Illegittimità costituzionale delle norme che attribuiscono automaticamente il cognome del padre ai figli

In data 27 aprile 2022 la Corte Costituzionale ha pronunciato l’illegittimità costituzionale di tutte quelle norme che non consentono ai genitori, di comune accordo, di attribuire al figlio il solo cognome della madre, e che, in mancanza di accordo, attribuiscono automaticamente al figlio il cognome paterno, anzichè quello di entrambi i genitori.

A tal riguardo, l’art. 262 c.c. prevede che il figlio debba assumere il cognome del genitore che per primo lo abbia riconosciuto, ma se il riconoscimento è stato effettuato contemporaneamente da entrambi i genitori il figlio assume il cognome del padre. 

Qualora, invece, la filiazione nei confronti del padre sia accertata, o riconosciuta successivamente al riconoscimento da parte della madre, il figlio può assumere il cognome del padre aggiungendolo o sostituendolo a quello della madre.

Tali disposizioni sarebbero, secondo la Corte, discriminatorie e lesive dell’identità personale del figlio, oltre che contrarie ai principi di eguaglianza morale e giuridica dei genitori, i quali devono poter condividere la scelta sul cognome della prole.

Nell’attesa del deposito della sentenza, l’Ufficio comunicazione e stampa della Corte Costituzionale ha reso noto che le norme sono state dichiarate illegittime per contrasto con gli artt. 2, 3 e 117 primo comma della Costituzione, quest’ultimo in relazione agli artt. 8 e 14 della Convenzione europea dei diritti dell’uomo.

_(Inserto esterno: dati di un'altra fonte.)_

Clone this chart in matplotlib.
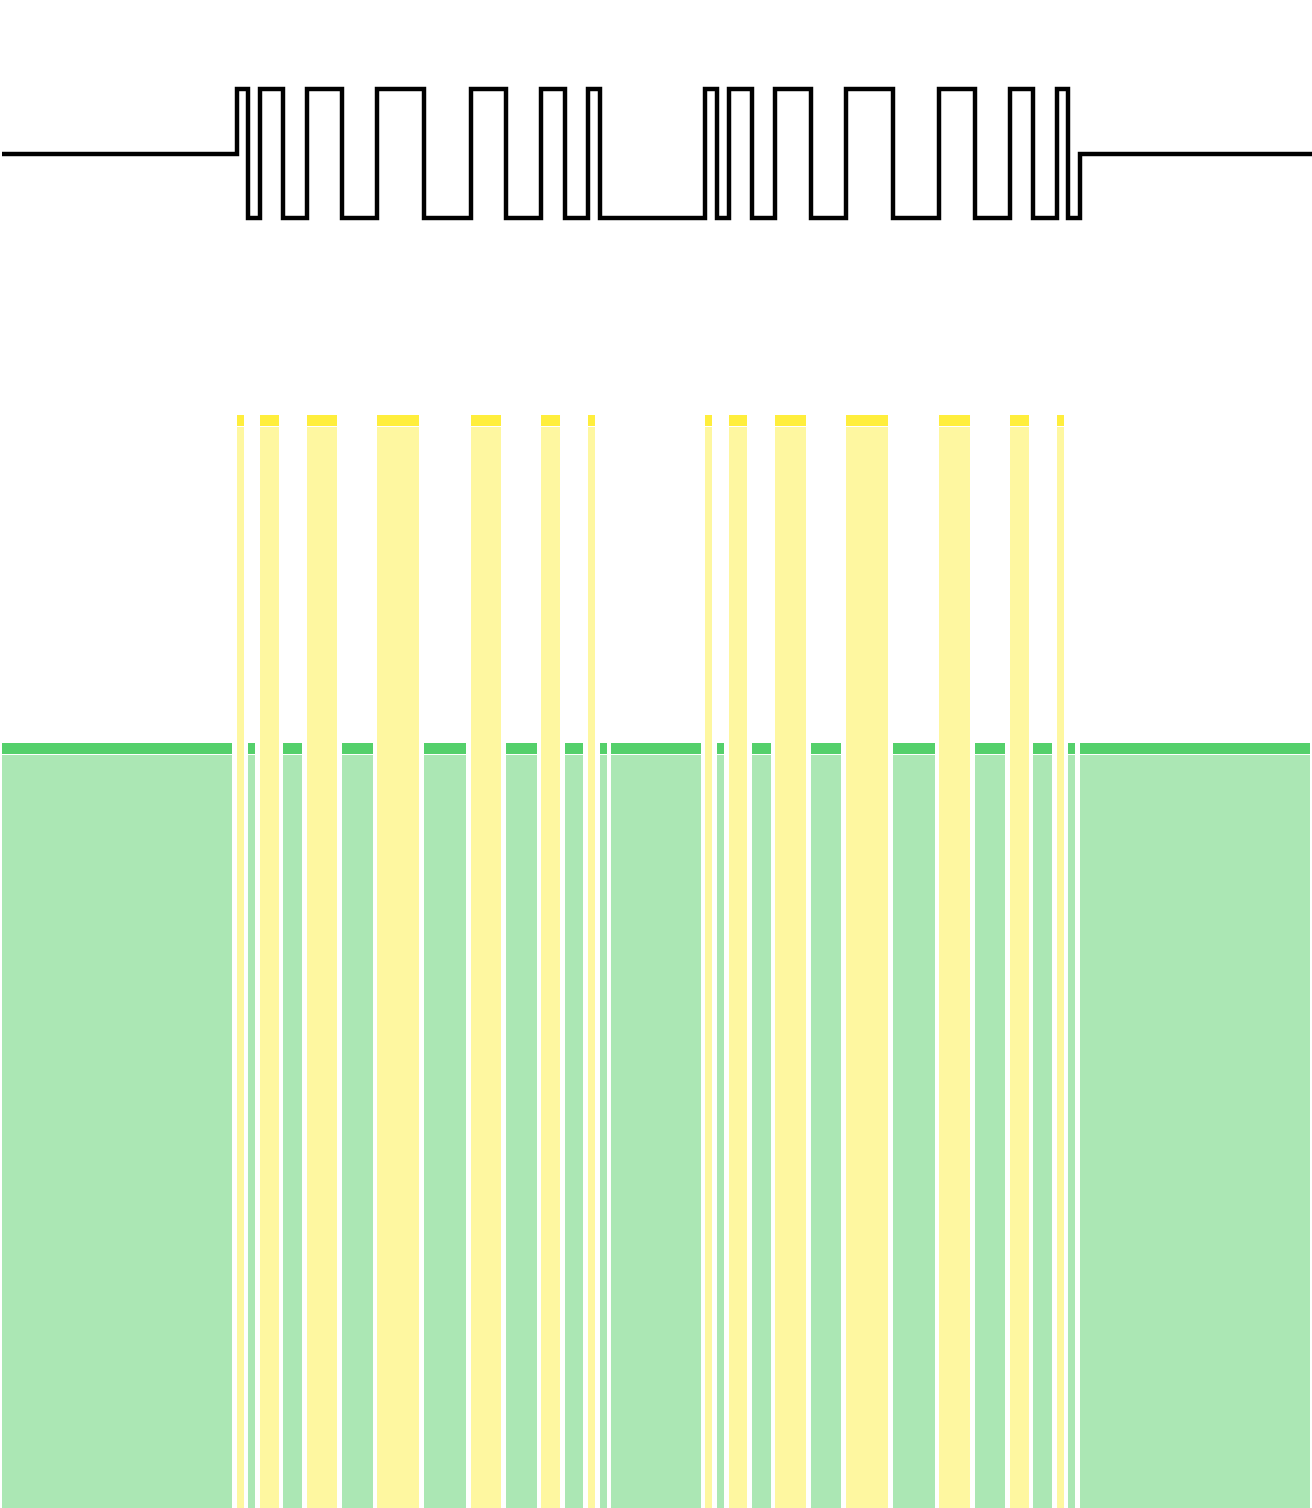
import numpy as np
import matplotlib
matplotlib.use("Agg")
import matplotlib.pyplot as plt

# time slots: kind of each slot and its length in units
kinds = (["G"]
         + ["Y", "G"] * 7
         + ["G"]
         + ["Y", "G"] * 7
         + ["G"])
durations = [20,
             1, 1, 2, 2, 3, 3, 4, 4, 3, 3, 2, 2, 1, 1,
             8,
             1, 1, 2, 2, 3, 3, 4, 4, 3, 3, 2, 2, 1, 1,
             20]
# signal level for the top trace (1 high, 0 idle, -1 low)
levels = ([0]
          + [1, -1] * 7
          + [-1]
          + [1, -1] * 7
          + [0])
# bar heights per kind
heights = {"Y": 1.0, "G": 0.70}

body_col = {"Y": "#FEF7A0", "G": "#ABE7B4"}
cap_col = {"Y": "#FFEE3C", "G": "#54D06B"}

W, H, DPI = 1312, 1508, 100
edges = np.concatenate([[0], np.cumsum(durations)])
total = edges[-1]

fig = plt.figure(figsize=(W / DPI, H / DPI), dpi=DPI)

# bars
ax = fig.add_axes([0, 0, 1, 1093 / H])
ax.set_xlim(0, total)
ax.set_ylim(0, 1)
ax.axis("off")

px = total / W          # data units per pixel on x
py = 1 / 1093           # data units per pixel on y
pad = 2.25 * px
cap_h = 11 * py
cap_gap = 1.3 * py

for k, x0, d in zip(kinds, edges[:-1], durations):
    h = heights[k]
    ax.bar(x0 + pad, h - cap_h - cap_gap, width=d - 2 * pad, align="edge",
           color=body_col[k], linewidth=0)
    ax.bar(x0 + pad, cap_h, bottom=h - cap_h, width=d - 2 * pad, align="edge",
           color=cap_col[k], linewidth=0)

# signal trace
ax2 = fig.add_axes([2.3 / W, (H - 218) / H, 1, 129 / H])
ax2.set_xlim(0, total)
ax2.set_ylim(-1, 1)
ax2.axis("off")
ax2.stairs(levels, edges, baseline=None, color="black", linewidth=3.2,
           clip_on=False)

fig.savefig("out.png", dpi=DPI, facecolor="white")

Per effetto della decisione, la regola diviene che il figlio assume il cognome di ambedue i genitori nell’ordine dagli stessi concordato, salvo che essi decidano di comune accordo di attribuire soltanto il cognome di uno dei due. 

In mancanza di accordo sull’ordine di attribuzione del cognome di entrambi i genitori, resta salva la possibilità di richiedere l’intervento del giudice.

La vicenda che ha dato le mosse a questa rivoluzionaria pronuncia della Corte Costituzionale riguarda la richiesta di due genitori, rivolta al Tribunale di Bolzano, di poter attribuire al figlio esclusivamente il cognome della madre, poiché ritenuto maggiormente idoneo ad esprimere la sua identità e le sue origini. 

Il Tribunale, ravvisato il contrasto con gli artt. 2 e 3 della Costituzione, promuoveva un giudizio di legittimità costituzionale sollecitando un controllo sulla compatibilità dell’art. 262 c.c., con le norme ed i principi costituzionali in tema di eguaglianza tra uomo e donna e tutela dell’identità personale. 

Volgendo invece lo sguardo più indietro, determinante per raggiungere questo traguardo fu certamente la pronuncia n. 286 del 2016, a mezzo della quale la Corte Costituzionale consentiva ai genitori, se d’accordo, di attribuire al figlio il doppio cognome, posponendo quello della madre a quello del padre. 

Già due anni prima, nel 2014, la Corte europea dei diritti umani aveva condannato l’Italia per aver negato ad una coppia la possibilità di trasmettere alla figlia il cognome della madre in luogo di quello del padre. In tale occasione, la Corte sostenne che dare ai figli il cognome della madre fosse un diritto ed esortava l’Italia ad adeguarsi a tale principio, a mezzo di riforme legislative o di altra natura. Purtroppo a tale invito non conseguì, al tempo, alcun adattamento normativo.

A seguito dei recenti avvenimenti, invece, sarà compito del legislatore regolare tutti gli aspetti connessi alla decisione assunta dalla Corte Costituzionale, di modo che le disposizioni normative in vigore non siano in contrasto con i principi della Costituzione.